Sous Ahmadinejad, « la vie est devenue 2,5 fois plus chère. L’argent a servi à financer le projet atomique et la guerre au Liban » explique Mohsen. Les libertés publiques ont été amoindries et il a ruiné l’image de l’Iran sur le plan international. « Khatami parlait dialogue entre civilisations, Ahmadinejad ne parle que de guerre entre civilisations, de l’holocauste alors que cela ne nous concerne pas. Pendant que nous avions Khatami, il y avait Bush, qui a affaibli la notion de démocratie en Iran en attaquant l’Afghanistan et l’Irak. Maintenant qu’il y a Obama, nous avons notre propre Bush ! Si nous iraniens ne pouvons faire en sorte qu’Ahmadinejad s’en aille il y aura péril pour la démocratie en Iran mais aussi pour la paix dans le monde ».
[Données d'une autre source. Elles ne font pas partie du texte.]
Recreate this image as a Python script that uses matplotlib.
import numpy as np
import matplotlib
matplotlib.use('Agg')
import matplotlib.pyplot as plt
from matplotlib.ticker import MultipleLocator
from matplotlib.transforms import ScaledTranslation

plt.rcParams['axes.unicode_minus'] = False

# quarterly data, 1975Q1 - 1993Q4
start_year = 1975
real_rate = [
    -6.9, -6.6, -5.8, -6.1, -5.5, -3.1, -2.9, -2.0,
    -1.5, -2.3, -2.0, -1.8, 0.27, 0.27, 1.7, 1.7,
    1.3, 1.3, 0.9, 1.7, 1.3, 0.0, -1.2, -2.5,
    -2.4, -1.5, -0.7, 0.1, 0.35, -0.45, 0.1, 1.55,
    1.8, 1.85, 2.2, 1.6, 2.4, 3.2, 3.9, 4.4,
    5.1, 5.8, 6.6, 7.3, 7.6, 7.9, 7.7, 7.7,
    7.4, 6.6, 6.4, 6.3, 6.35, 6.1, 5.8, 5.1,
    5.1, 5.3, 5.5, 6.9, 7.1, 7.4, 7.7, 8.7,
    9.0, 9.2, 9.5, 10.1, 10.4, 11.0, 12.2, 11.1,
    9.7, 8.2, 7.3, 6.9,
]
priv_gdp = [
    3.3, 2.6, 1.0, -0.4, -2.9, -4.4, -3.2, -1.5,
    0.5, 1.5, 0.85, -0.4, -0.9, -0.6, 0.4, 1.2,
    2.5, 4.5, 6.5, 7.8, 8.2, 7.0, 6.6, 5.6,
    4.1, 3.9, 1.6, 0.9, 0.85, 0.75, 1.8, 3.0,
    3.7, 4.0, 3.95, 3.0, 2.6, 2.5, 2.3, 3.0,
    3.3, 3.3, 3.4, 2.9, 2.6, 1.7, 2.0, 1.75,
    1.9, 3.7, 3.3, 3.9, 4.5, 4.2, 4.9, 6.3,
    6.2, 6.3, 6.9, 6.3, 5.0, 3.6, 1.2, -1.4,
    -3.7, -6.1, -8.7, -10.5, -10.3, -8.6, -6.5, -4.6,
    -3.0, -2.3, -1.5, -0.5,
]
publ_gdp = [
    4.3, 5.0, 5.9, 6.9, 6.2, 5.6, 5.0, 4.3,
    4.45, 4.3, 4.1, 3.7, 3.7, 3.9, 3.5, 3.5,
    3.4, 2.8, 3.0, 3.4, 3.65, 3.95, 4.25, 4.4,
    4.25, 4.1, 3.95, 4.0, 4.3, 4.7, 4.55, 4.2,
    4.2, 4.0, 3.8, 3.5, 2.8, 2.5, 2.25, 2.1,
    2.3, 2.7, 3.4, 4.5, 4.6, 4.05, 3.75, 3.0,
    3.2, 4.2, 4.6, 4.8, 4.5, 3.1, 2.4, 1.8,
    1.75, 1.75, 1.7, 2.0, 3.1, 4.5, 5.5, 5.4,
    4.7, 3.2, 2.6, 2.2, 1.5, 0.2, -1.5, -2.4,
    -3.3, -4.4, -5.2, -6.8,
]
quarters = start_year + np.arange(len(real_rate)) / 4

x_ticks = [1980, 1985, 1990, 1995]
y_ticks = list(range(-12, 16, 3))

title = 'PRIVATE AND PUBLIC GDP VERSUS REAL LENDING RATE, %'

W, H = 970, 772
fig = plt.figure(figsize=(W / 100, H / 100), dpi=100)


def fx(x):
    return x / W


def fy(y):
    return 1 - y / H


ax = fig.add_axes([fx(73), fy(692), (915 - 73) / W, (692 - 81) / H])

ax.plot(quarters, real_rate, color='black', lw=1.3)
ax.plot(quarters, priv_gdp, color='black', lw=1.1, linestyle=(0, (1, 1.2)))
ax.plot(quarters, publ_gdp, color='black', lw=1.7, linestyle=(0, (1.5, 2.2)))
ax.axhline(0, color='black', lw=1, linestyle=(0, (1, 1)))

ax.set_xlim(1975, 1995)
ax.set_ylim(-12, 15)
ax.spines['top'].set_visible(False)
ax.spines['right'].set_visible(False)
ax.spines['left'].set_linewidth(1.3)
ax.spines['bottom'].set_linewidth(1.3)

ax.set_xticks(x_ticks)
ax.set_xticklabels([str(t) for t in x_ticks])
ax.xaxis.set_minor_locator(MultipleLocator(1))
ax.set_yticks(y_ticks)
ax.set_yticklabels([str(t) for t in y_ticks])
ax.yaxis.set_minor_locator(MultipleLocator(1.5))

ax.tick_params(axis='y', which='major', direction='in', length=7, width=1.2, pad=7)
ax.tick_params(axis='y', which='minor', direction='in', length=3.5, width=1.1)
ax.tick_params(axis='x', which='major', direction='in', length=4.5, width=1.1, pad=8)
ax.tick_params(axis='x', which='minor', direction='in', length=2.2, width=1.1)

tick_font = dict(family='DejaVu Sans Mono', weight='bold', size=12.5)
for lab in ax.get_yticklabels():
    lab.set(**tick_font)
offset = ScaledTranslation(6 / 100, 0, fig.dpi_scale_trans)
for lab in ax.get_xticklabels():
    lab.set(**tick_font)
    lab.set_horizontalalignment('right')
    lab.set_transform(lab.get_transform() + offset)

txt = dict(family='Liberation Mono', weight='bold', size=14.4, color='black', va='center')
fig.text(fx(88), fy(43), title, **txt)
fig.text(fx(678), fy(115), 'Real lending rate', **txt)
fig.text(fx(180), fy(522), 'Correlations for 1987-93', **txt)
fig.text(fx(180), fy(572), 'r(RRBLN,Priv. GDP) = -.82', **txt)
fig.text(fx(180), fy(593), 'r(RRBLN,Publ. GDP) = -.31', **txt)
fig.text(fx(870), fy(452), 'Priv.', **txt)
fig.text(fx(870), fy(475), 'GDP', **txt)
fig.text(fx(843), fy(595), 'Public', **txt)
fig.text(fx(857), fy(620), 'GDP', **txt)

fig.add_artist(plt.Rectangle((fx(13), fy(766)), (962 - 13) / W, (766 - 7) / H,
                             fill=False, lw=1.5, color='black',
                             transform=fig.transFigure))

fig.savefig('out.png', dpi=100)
D’après ses informations, le quartier général de Mir Hossein Moussavi à Téhéran aurait été attaqué vendredi 12 juin, jour des résultats, par une vingtaine de miliciens en civil. Ordinateurs cassés, personnes molestées, « des chefs de l’armée ont ensuite pénétré dans son quartier général pour informer Moussavi qu’ils n’acceptaient pas son élection alors qu’il était en train de rédiger son discours d’intronisation. Le comité des élections venait en effet de lui annoncer sa victoire ».
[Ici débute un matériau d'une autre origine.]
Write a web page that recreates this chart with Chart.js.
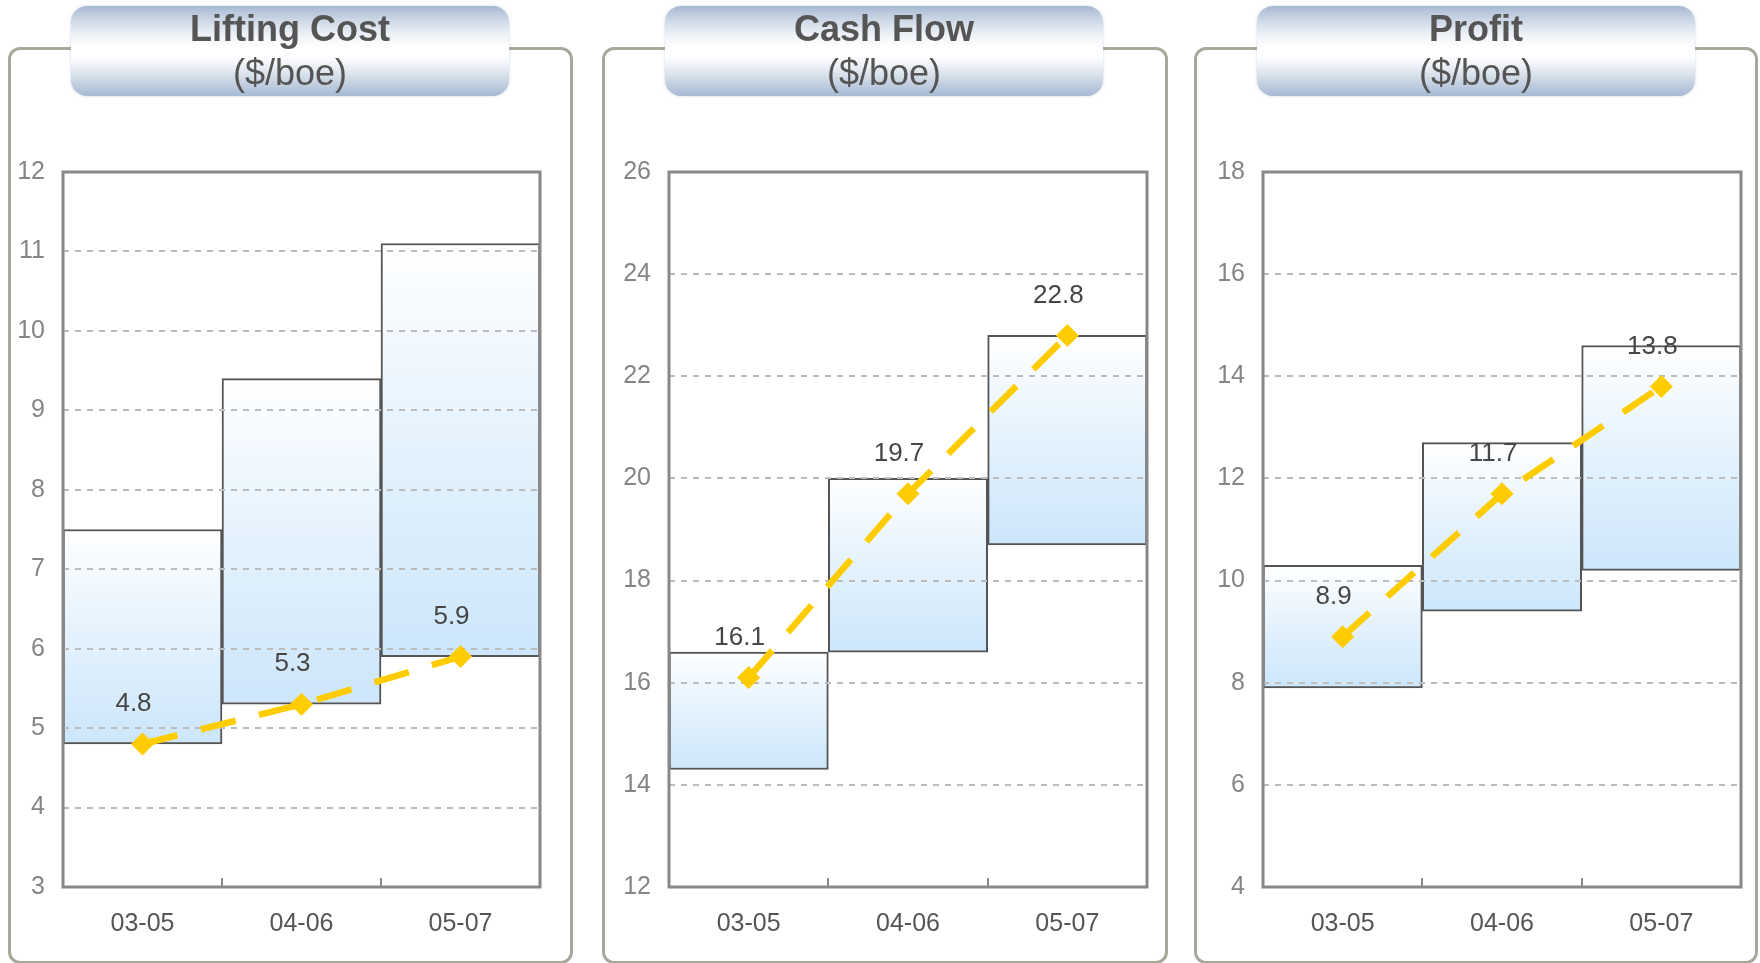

« Certains pensent qu’il n’y a pas de différence entre Ahmadinejad et Moussavi. Alors qu’il y a d’un côté la manière de penser et gouverner d’Hitler et de l’autre celle de Gandhi », précise Samira Makhmalbaf. Son père, lui, tient à présenter l’homme politique qui est en train de bouleverser l’histoire de l’Iran. « Il y a trois étapes dans sa vie. Jusqu’à la Révolution islamique en 1979, c’était un peintre surréaliste. A l’université, il enseignait l’histoire de l’art », raconte Moshen. Avec sa femme, peintre aussi, ils ont été les élèves du célèbre sociologue et militant politique Ali Chariati qui initiait ses étudiants à la révolution religieuse dans les années 60. « Mais pas islamisante comme les mollahs. Il était autant opposé au Shah d’Iran qu’aux ayatollahs », précise le cinéaste.
De 1979 à 1989, Moussavi est rédacteur en chef d’un journal avant de devenir premier ministre à l’époque où Khameini, le guide suprême de la révolution islamique – poste le plus élevé de la république islamique d’Iran – était Président. « Durant ces 8 ans, il y avait deux grandes différences entre eux. A cette époque, le 1er ministre avait plus de pouvoir. Moussavi était socialiste, il voulait que les gens ne souffrent pas de faim. Khameini était partisan des marchands de bazar et des riches. Lorsque Khameini est devenu guide suprême, Moussavi s’est retiré de la politique pendant vingt ans », continue Moshen. Moussavi est retourné à la vie civile et a entretenu un rapport constant avec les artistes. Si bien qu’aujourd’hui selon Moshen, « tous les artistes le soutienne aujourd’hui ».